I called my four-year-old to fetch a washcloth while Levi’s twin, Isaiah, wandered in anxious circles by my feet.  Finally, we all sat down at the dining room table and I doled out band aids with great liberality.  I put two or three on the finger that still gushed and two or three on other fingers and on his other hand in hopes of distracting him from pulling them off.  Then, of course, Isaiah needed some too and my assistant, the four-year-old, as well as the little girl I was babysitting. 

It wasn’t until later that I noticed Isaiah had blood on him too, places where it had splashed and splattered as he stood nearby watching me tend his brother. 
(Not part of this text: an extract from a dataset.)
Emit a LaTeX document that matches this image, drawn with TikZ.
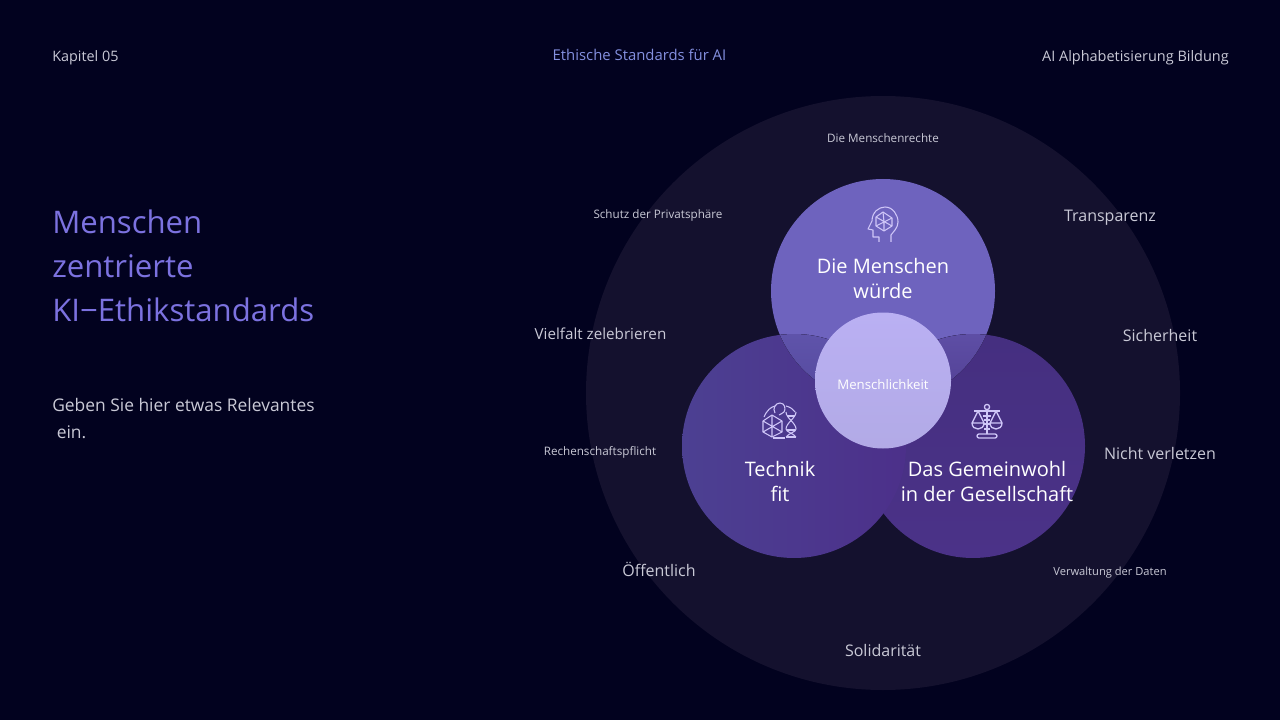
\documentclass[tikz,border=0pt]{standalone}
\usepackage{fontspec}
\setmainfont{Open Sans}
\usetikzlibrary{calc}
\definecolor{color_bg}{HTML}{02021F}
\definecolor{color_ring}{HTML}{14112E}
\definecolor{color_top}{HTML}{6E63BE}
\definecolor{color_left_a}{HTML}{4C4092}
\definecolor{color_left_b}{HTML}{4C308A}
\definecolor{color_right_a}{HTML}{452F80}
\definecolor{color_right_b}{HTML}{4B3288}
\definecolor{color_core_a}{HTML}{BAB0F3}
\definecolor{color_core_b}{HTML}{B2AAE6}
\definecolor{color_title}{HTML}{7C72E0}
\definecolor{color_head}{HTML}{8490E0}
\definecolor{color_soft}{HTML}{C9C9D6}
\definecolor{color_icon}{HTML}{CFC6F8}
\tikzset{
    lobe/.style={circle,minimum size=168pt,inner sep=0pt},
    smalltag/.style={color_soft,font=\fontsize{8.75}{11}\selectfont},
    bigtag/.style={color_soft,font=\fontsize{12}{14}\selectfont},
    lobetext/.style={white,align=center,font=\fontsize{15}{18.7}\selectfont},
    icon/.style={color_icon,line width=0.8pt,line join=round},
}
\begin{document}
\begin{tikzpicture}[x=0.75pt,y=-0.75pt]
        \useasboundingbox (0,0) rectangle (1280,720);
        \fill[color_bg] (0,0) rectangle (1280,720);
        \node[circle,fill=color_ring,minimum size=445.5pt,inner sep=0pt] (ring) at (883,393) {};
        % the three lobes
        \node[lobe,fill=color_top] (top) at (883,291) {};
        \node[lobe,top color=color_right_a,bottom color=color_right_b] (right) at (973,446) {};
        \node[lobe,left color=color_left_a,right color=color_left_b] (left) at (794,446) {};
        % the overlaps with the top lobe
        \begin{scope}
            \clip (883,291) circle (112);
            \begin{scope}
                \clip (794,446) circle (112);
                \fill[top color=color_top!55!color_left_a,bottom color=color_top!25!color_left_a] (770,334) rectangle (900,403);
            \end{scope}
            \begin{scope}
                \clip (973,446) circle (112);
                \fill[top color=color_top!60!color_right_a,bottom color=color_top!30!color_right_a] (866,334) rectangle (996,403);
            \end{scope}
        \end{scope}
        \node[circle,minimum size=102pt,inner sep=0pt,top color=color_core_a,bottom color=color_core_b] (core) at (883,380.5) {};
        % header
        \node[anchor=west,inner sep=0pt,color_soft,font=\fontsize{10.8}{12}\selectfont] (chapter) at (52,58) {Kapitel 05};
        \node[color_head,font=\fontsize{11.15}{12}\selectfont] (head) at (639.5,55) {Ethische Standards für AI};
        \node[anchor=east,inner sep=0pt,color_soft,font=\fontsize{10.85}{12}\selectfont] (course) at (1229,58) {AI Alphabetisierung Bildung};
        % left column
        \node[anchor=west,color_title,font=\fontsize{23.35}{33}\selectfont,align=left,inner sep=0pt] (title) at (52,266) {Menschen\\zentrierte\\KI−Ethikstandards};
        \node[anchor=west,color_soft,font=\fontsize{13.05}{20}\selectfont,align=left,inner sep=0pt] (lead) at (52,418.5) {Geben Sie hier etwas Relevantes\\\ ein.};
        % lobe texts
        \node[lobetext] (toptext) at (883,278.3) {Die Menschen\\würde};
        \node[lobetext] (lefttext) at (780,481.3) {Technik\\fit};
        \node[lobetext] (righttext) at (987,481.3) {Das Gemeinwohl\\in der Gesellschaft};
        \node[white,font=\fontsize{9.9}{11}\selectfont] (coretext) at (883,384.5) {Menschlichkeit};
        % outer tags
        \node[smalltag] (t1) at (883,138) {Die Menschenrechte};
        \node[smalltag] (t2) at (658,215) {Schutz der Privatsphäre};
        \node[bigtag] (t3) at (1110,218) {Transparenz};
        \node[bigtag,font=\fontsize{11.4}{14}\selectfont] (t4) at (600.5,334) {Vielfalt zelebrieren};
        \node[bigtag] (t5) at (1160,335) {Sicherheit};
        \node[smalltag] (t6) at (600,452) {Rechenschaftspflicht};
        \node[bigtag] (t7) at (1160,453) {Nicht verletzen};
        \node[bigtag] (t8) at (659,569.5) {Öffentlich};
        \node[smalltag,font=\fontsize{8.35}{11}\selectfont] (t9) at (1110,572.5) {Verwaltung der Daten};
        \node[bigtag] (t10) at (883,650) {Solidarität};
        % head icon
        \begin{scope}[shift={(883,224)},icon]
            \draw (-4,18) -- (-4,13) -- (-10,13) -- (-10,6) -- (-15,5) -- (-11,-3) .. controls (-11,-12) and (-4,-17) .. (2,-17) .. controls (10,-17) and (15,-9) .. (15,-2) .. controls (15,4) and (10,8) .. (8,11) -- (8,18);
            \draw (0,-12) -- (9,-6) -- (9,2) -- (1,7) -- (-7,2) -- (-7,-7) -- cycle;
            \draw (-7,-7) -- (9,2) (9,-6) -- (-7,2) (0,-12) -- (1,-2) -- (1,7);
        \end{scope}
        % globe and helix icon
        \begin{scope}[shift={(779,421)},icon]
            \draw (-16,0) -- (-16,11) -- (-7,16) -- (3,11) -- (3,0) -- (-7,-6) -- cycle;
            \draw (-16,0) -- (3,11) (-16,11) -- (3,0) (-7,-6) -- (-7,16);
            \draw (-15,-4) .. controls (-12,-11) and (-8,-14) .. (-4,-15);
            \draw (7,-15) .. controls (11,-14) and (14,-12) .. (16,-9);
            \draw (-4,-8) .. controls (-7,-13) and (-3,-18) .. (1,-18) .. controls (6,-18) and (7,-12) .. (5,-9) .. controls (3,-6) and (1,-8) .. (0,-6);
            \draw (7,-9) .. controls (7,-3) and (17,2) .. (17,8) .. controls (17,11) and (10,12) .. (7,16);
            \draw (17,-9) .. controls (17,-3) and (7,2) .. (7,8) .. controls (7,11) and (14,12) .. (17,16);
            \draw (8,-5) -- (16,-5) (8,9) -- (16,9) (7,16) -- (17,16);
            \draw (-6,17) -- (6,17);
        \end{scope}
        % scales icon
        \begin{scope}[shift={(987,421)},icon,line width=1pt]
            \draw (-13,-10) -- (13,-10);
            \draw (0,-14) circle (2.6);
            \draw (0,-10) -- (0,13);
            \draw (-4,-5) -- (4,-5) (-3,-1) -- (3,-1) (-3,3) -- (3,3) (-3,8) -- (3,8);
            \draw (-9,-10) -- (-15,2) (-9,-10) -- (-3,2) (-15,2) .. controls (-15,10) and (-3,10) .. (-3,2) -- cycle;
            \draw (9,-10) -- (3,2) (9,-10) -- (15,2) (3,2) .. controls (3,10) and (15,10) .. (15,2) -- cycle;
            \draw[rounded corners=1.5] (-10,13) rectangle (10,17);
        \end{scope}
\end{tikzpicture}
\end{document}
Looking at Isaiah’s splotched clothes, I thought, “When your brother bleeds, it gets on you.  This is what it means to be a brother.  This is what community really is.” 


*   *   *   *   *



Blood is messy and vital, rich, and yet we talk of it so complacently.   Somehow, in our dainty sipping of communion cups, we manage to miss the mess and I wonder if, in missing it, we don’t also miss the communion.



Christ came and died on the cross, where blood drop,

                                                                                  drop,

                                                                                       dropped out,

splattering onto those who gathered near.  This is the community that Jesus establishes, a blood-splattered, blood-drinking communion of sinners turned saints.   


 *   *   *   *   *

The stomach bug hit later in the week.  It started with Levi in the middle of the night standing, crying in his crib and we went through layer after layer of sheets and pajamas, as my husband and I tag-teamed the dual tasks of comfort and cleaning.  Isaiah stood in his own crib, just a few feet away, looking-on, bleary-eyed and curious and each time we laid Levi back down to sleep and crept our way back out of the room, Isaiah laid down too. 

By the next day they were both down with the bug and I sat holding them on the couch while John took the older kids to the store to stock up on saltines and Pedialyte.  I sat in the corner of the couch with Levi in my left arm and he drifted into a deep sleep, exhausted and drained.  Isaiah fussed, tossing and turning in my right arm, slipping off, then turning and begging his way back up into my lap the second his feet hit the ground. 

Levi slept on through it all, so I didn’t dare move and just about the time I was getting frustrated with Isaiah he turned, suddenly, and threw-up all over me and his brother.  Levi woke, of course, as I grabbed a changing pad and laid it across my soaked chest.  But then, just like that, they both dropped off into a heavy sleep. 

When my husband came home some forty minutes later, we were sitting there still, the three of us covered in Isaiah’s vomit and I thought, again, “This is what community is.  When your brother, throws up, it gets on you.” 


*   *   *   *   *


I wonder sometimes about how we do community these days, all distance and convenience, all house-picked-up and table-manners-please.  Community, real community, is a cracking, bleeding thing.  It’s the voice that breaks into a sob on the phone without holding back and the “oh, thank God, you stopped by because I didn’t know how I was going to make it through this day.” 



Maybe we settle for something less because we’re afraid that, if anyone gets too close, we’ll vomit our messy lives all over them.  But isn’t it possible, my friends, that this bloody, messy communion, this breaking open of our lives like so many loaves of of bread, is what it’s really all about?